Numerous provisions reveal the extent to which the Constitution was designed to remedy this defect. Although treaties were made difficult to enter into, requiring 2/3 support in the Senate for ratification, the Constitution sought to ensure that the U.S. would have the capacity to honor valid treaties. Thus, the Constitution expressly makes treaties part of the “supreme law of the land;” the Art. III federal judicial power expressly extends to cases arising under treaties, to ensure their effective enforcement; the states are expressly denied power to enter into treaties; and the states are also denied power to enter into international compacts without congressional consent.
In addition, the Constitutional Convention explicitly debated but rejected the proposal to limit the subject matter of treaties into which the U.S. could enter, because of the view that the U.S. needed to have the power to decide over time the subject on which it would be desirable to enter into treaties to promote the interests of the U.S. Moreover, the Founding Era is overflowing with statements and positions that express the necessity and importance of the Constitution enabling the U.S. to honor its treaty commitments. As just one brief glimpse, here is what Federalist Papers #22 (by Hamilton) has to say:
The treaties of the United States, under the present Constitution [of the Confederation], are liable to the infractions of thirteen different legislatures, and as many different courts of final jurisdiction, acting under the authority of those legislatures. The faith, the reputation, the peace of the whole Union, are thus continually at the mercy of the prejudices, the passions, and the interests of every member of which it is composed. Is it possible that foreign nations can either respect or confide in such a government? Is it possible that the people of America will longer consent to trust their honor, their happiness, their safety, on so precarious a foundation.
This brief account of the historical problems and context against which the Constitution was crafted is necessary to set the stage for considering Nick’s approach to the “treaty problem.”

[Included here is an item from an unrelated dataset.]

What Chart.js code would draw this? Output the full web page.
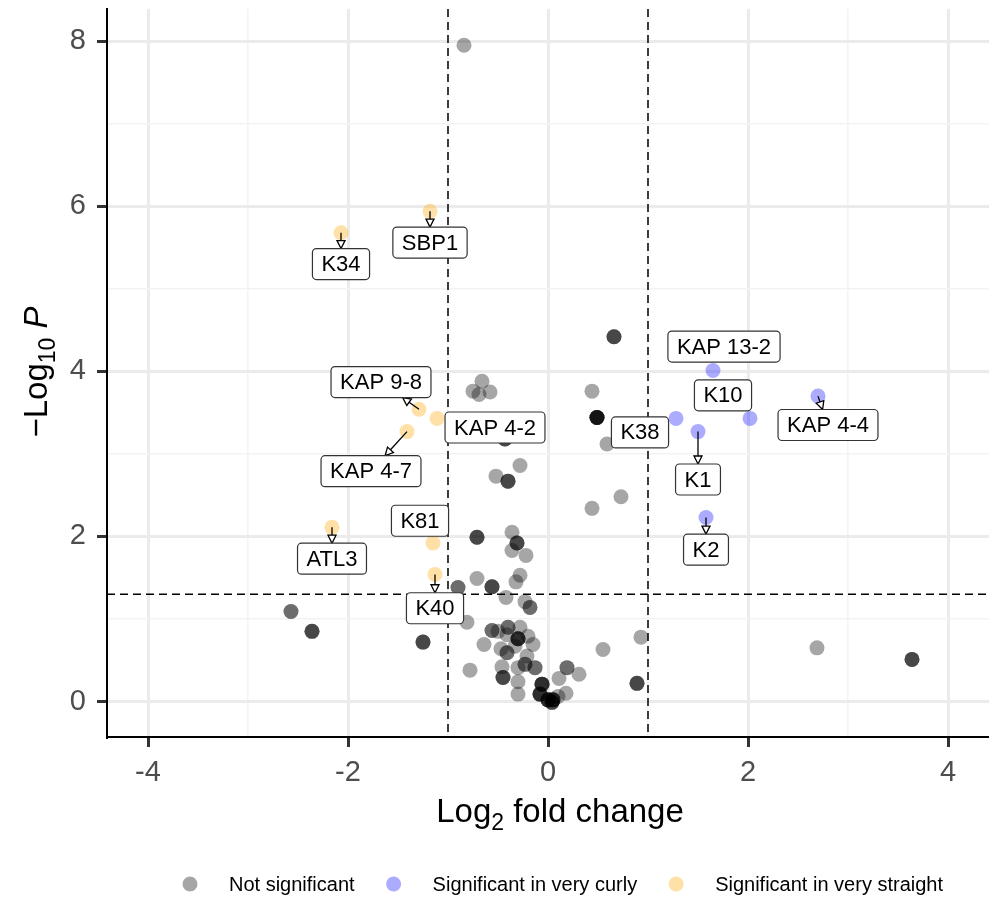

Yet pushing back against all this history and original understanding is the kind of intuition or anxiety that fuel’s Nick’s argument and related ones that have arisen throughout U.S. history: if no limit on the treaty power and related national powers exists, can’t the national government subvert the federal/state balance of power that the Constitution also works so hard to establish? To make this concrete, let’s assume Congress does not have the legislative power to abolish the death penalty in the states. If the U.S. then enters into a treaty on this subject, can Congress now legislate to abolish the death penalty? Or, to take the issue in Bond itself, if Congress would not otherwise have the power to regulate an individual’s possession and use of toxic chemicals, can Congress gain this power as a means of implementing the Chemical Weapons Convention?

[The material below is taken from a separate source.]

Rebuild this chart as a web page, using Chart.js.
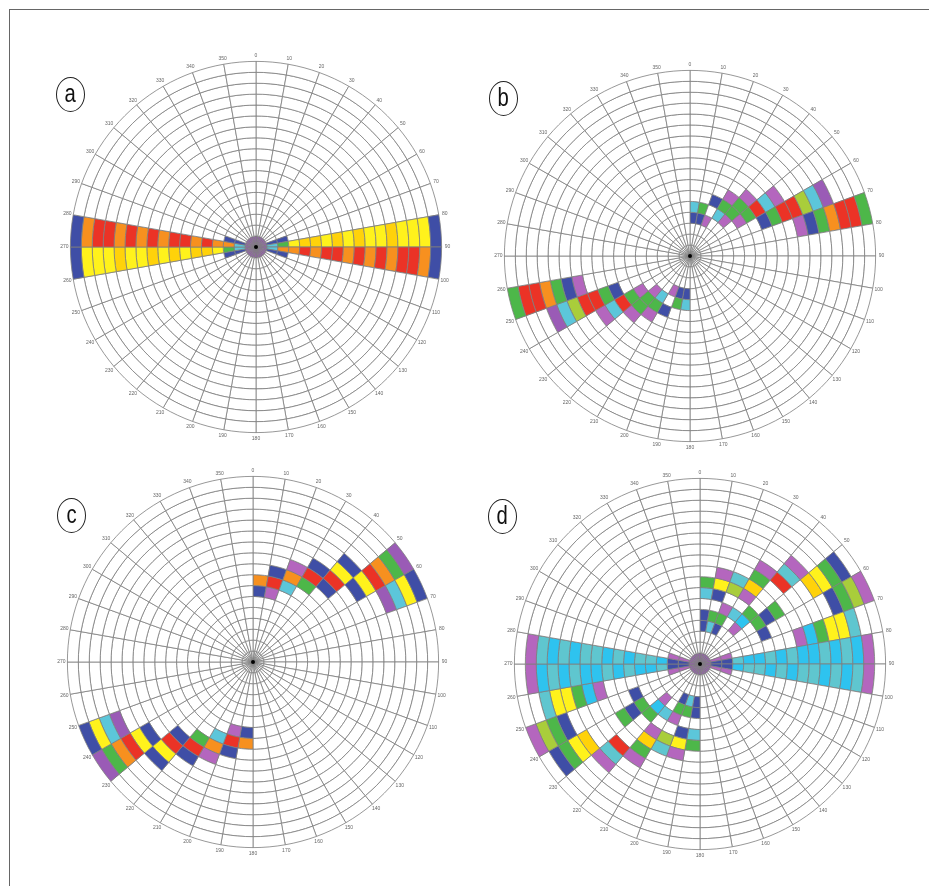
<!DOCTYPE html>
<html><head><meta charset="utf-8">
<script src="https://cdn.jsdelivr.net/npm/chart.js@4/dist/chart.umd.min.js"></script>
<style>
html,body{margin:0;padding:0;background:#fff;}
body{width:929px;height:886px;position:relative;overflow:hidden;font-family:"Liberation Sans",Arial,sans-serif;}
.frame{position:absolute;left:9px;top:9px;width:940px;height:900px;border-left:1px solid #666;border-top:1px solid #666;}
.wrap{position:absolute;width:430px;height:430px;}
.tag{position:absolute;width:27px;height:33px;border:1.4px solid #222;border-radius:50%;text-align:center;}
.tag span{display:inline-block;font:26px "Liberation Sans",Arial,sans-serif;line-height:31px;transform:scaleX(0.78);color:#111;}
</style></head><body>
<div class="frame"></div>
<div class="wrap" style="left:41px;top:32px"><canvas id="ca" width="430" height="430"></canvas></div>
<div class="wrap" style="left:475px;top:41px"><canvas id="cb" width="430" height="430"></canvas></div>
<div class="wrap" style="left:38px;top:447px"><canvas id="cc" width="430" height="430"></canvas></div>
<div class="wrap" style="left:485px;top:449px"><canvas id="cd" width="430" height="430"></canvas></div>
<div class="tag" style="left:56px;top:77px"><span>a</span></div>
<div class="tag" style="left:489px;top:81px"><span>b</span></div>
<div class="tag" style="left:57px;top:498px"><span>c</span></div>
<div class="tag" style="left:488px;top:499px"><span>d</span></div>
<script>
// ---- tick labels (azimuth, degrees) ----
const angleLabels = ['0','10','20','30','40','50','60','70','80','90','100','110','120','130','140','150','160','170',
  '180','190','200','210','220','230','240','250','260','270','280','290','300','310','320','330','340','350'];
// ---- colour keys ----
const palette = {B:'#3f4ea6', P:'#9a5bb6', M:'#b466be', C:'#5cc6da', S:'#2ec3ef', T:'#5fc6cf', G:'#4db749',
  L:'#a9cd3b', Y:'#fff21c', K:'#ffd20a', O:'#f7901f', R:'#eb3326'};
// ---- cells: one string per ring (ring 1 = innermost ... ring 17 = outermost), 36 sectors of 10 deg ----
const ringsA = [
 'PPPPPPPPP|PPPPPPPPP|PPPPPPPPP|PPPPPPPPP',
 '.......BC|CB.......|.......BC|CB.......',
 '.......BG|OB.......|.......BG|OB.......',
 '........Y|O........|........Y|O........',
 '........K|R........|........K|R........',
 '........K|O........|........K|O........',
 '........Y|R........|........Y|R........',
 '........K|R........|........K|R........',
 '........Y|O........|........Y|O........',
 '........K|R........|........K|R........',
 '........Y|O........|........Y|O........',
 '........Y|R........|........Y|R........',
 '........K|O........|........K|O........',
 '........Y|R........|........Y|R........',
 '........Y|R........|........Y|R........',
 '........Y|O........|........Y|O........',
 '........B|B........|........B|B........'
];
const ringsB = [
 '.........|.........|.........|.........',
 '.........|.........|.........|.........',
 '.........|.........|.........|.........',
 'BBM......|.........|BBM......|.........',
 'CG.CM....|.........|CG.CM....|.........',
 '..BGGM...|.........|..BGGM...|.........',
 '...MGG...|.........|...MGG...|.........',
 '....MRB..|.........|....MRB..|.........',
 '.....CG..|.........|.....CG..|.........',
 '.....MR..|.........|.....MR..|.........',
 '......RM.|.........|......RM.|.........',
 '......LB.|.........|......LB.|.........',
 '......CG.|.........|......CG.|.........',
 '......PO.|.........|......PO.|.........',
 '.......R.|.........|.......R.|.........',
 '.......R.|.........|.......R.|.........',
 '.......G.|.........|.......G.|.........'
];
const ringsC = [
 '.........|.........|.........|.........',
 '.........|.........|.........|.........',
 '.........|.........|.........|.........',
 '.........|.........|.........|.........',
 '.........|.........|.........|.........',
 '.........|.........|.........|.........',
 'BM.......|.........|BM.......|.........',
 'ORC......|.........|ORC......|.........',
 '.BOG.....|.........|.BOG.....|.........',
 '..MRB....|.........|..MRB....|.........',
 '...BR....|.........|...BR....|.........',
 '....YB...|.........|....YB...|.........',
 '....BY...|.........|....BY...|.........',
 '.....RP..|.........|.....RP..|.........',
 '.....OC..|.........|.....OC..|.........',
 '.....GY..|.........|.....GY..|.........',
 '.....PB..|.........|.....PB..|.........'
];
const ringsD = [
 'PPPPPPPPP|PPPPPPPPP|PPPPPPPPP|PPPPPPPPP',
 '.......MB|BM.......|.......MB|BM.......',
 '.......MB|BM.......|.......MB|BM.......',
 'BCB.....T|S........|BCB.....T|S........',
 'BGG.M...S|T........|BGG.M...S|T........',
 '..MCS...S|T........|..MCS...S|T........',
 'CB..GGB.T|S........|CB..GGB.T|S........',
 'GYLM.B..S|T........|GYLM.B..S|T........',
 '.MTK.G..T|S........|.MTK.G..T|S........',
 '...G...MS|T........|...G...MS|T........',
 '...MR..SS|T........|...MR..SS|T........',
 '....T..GT|S........|....T..GT|S........',
 '....MK.YS|T........|....MK.YS|T........',
 '.....YBYT|S........|.....YBYT|S........',
 '.....GGTS|T........|.....GGTS|T........',
 '.....BL.M|M........|.....BL.M|M........',
 '......M..|.........|......M..|.........'
];

const rimLabels = {
  id: 'rimLabels',
  afterDraw(chart) {
    const arc = chart.getDatasetMeta(0).data[0];
    if (!arc) return;
    const {x, y, outerRadius} = arc.getProps(['x','y','outerRadius'], true);
    const ctx = chart.ctx;
    ctx.save();
    ctx.fillStyle = '#666';
    ctx.font = '5px "Liberation Sans", Arial, sans-serif';
    ctx.textAlign = 'center';
    ctx.textBaseline = 'middle';
    angleLabels.forEach((t, i) => {
      const a = (i * 10) * Math.PI / 180;
      const rr = outerRadius + 6;
      ctx.fillText(t, x + rr * Math.sin(a), y - rr * Math.cos(a));
    });
    ctx.fillStyle = '#000';
    ctx.beginPath(); ctx.arc(x, y, 2, 0, Math.PI * 2); ctx.fill();
    ctx.restore();
  }
};

function makeRose(id, rings) {
  const datasets = [];
  for (let k = rings.length - 1; k >= 0; k--) {
    const cells = rings[k].split('|').join('').split('');
    datasets.push({
      data: angleLabels.map(() => 1),
      backgroundColor: cells.map(c => c === '.' ? '#ffffff' : palette[c]),
      borderColor: '#7d7d7d',
      borderWidth: 0.8,
      hoverOffset: 0
    });
  }
  new Chart(document.getElementById(id), {
    type: 'doughnut',
    data: {labels: angleLabels, datasets},
    options: {
      responsive: false, animation: false, events: [],
      cutout: 0, rotation: 0,
      layout: {padding: 29},
      plugins: {legend: {display: false}, tooltip: {enabled: false}}
    },
    plugins: [rimLabels]
  });
}
makeRose('ca', ringsA);
makeRose('cb', ringsB);
makeRose('cc', ringsC);
makeRose('cd', ringsD);
</script>
</body></html>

The issue takes on even more heightened stakes with the rise of human rights treaties the U.S. has signed in the post-WWII era. If Congress would not otherwise have the power to legislate in these areas, can it do so as a means of implementing these treaties? These questions illustrate the tension or puzzle or conundrum about the treaty power.
This post has gone on long enough in providing the historical perspective needed to assess Nick’s argument. In subsequent posts, I will offer my reasons for not being persuaded by Nick’s approach to the treaty power. I will then suggest some alternative approaches.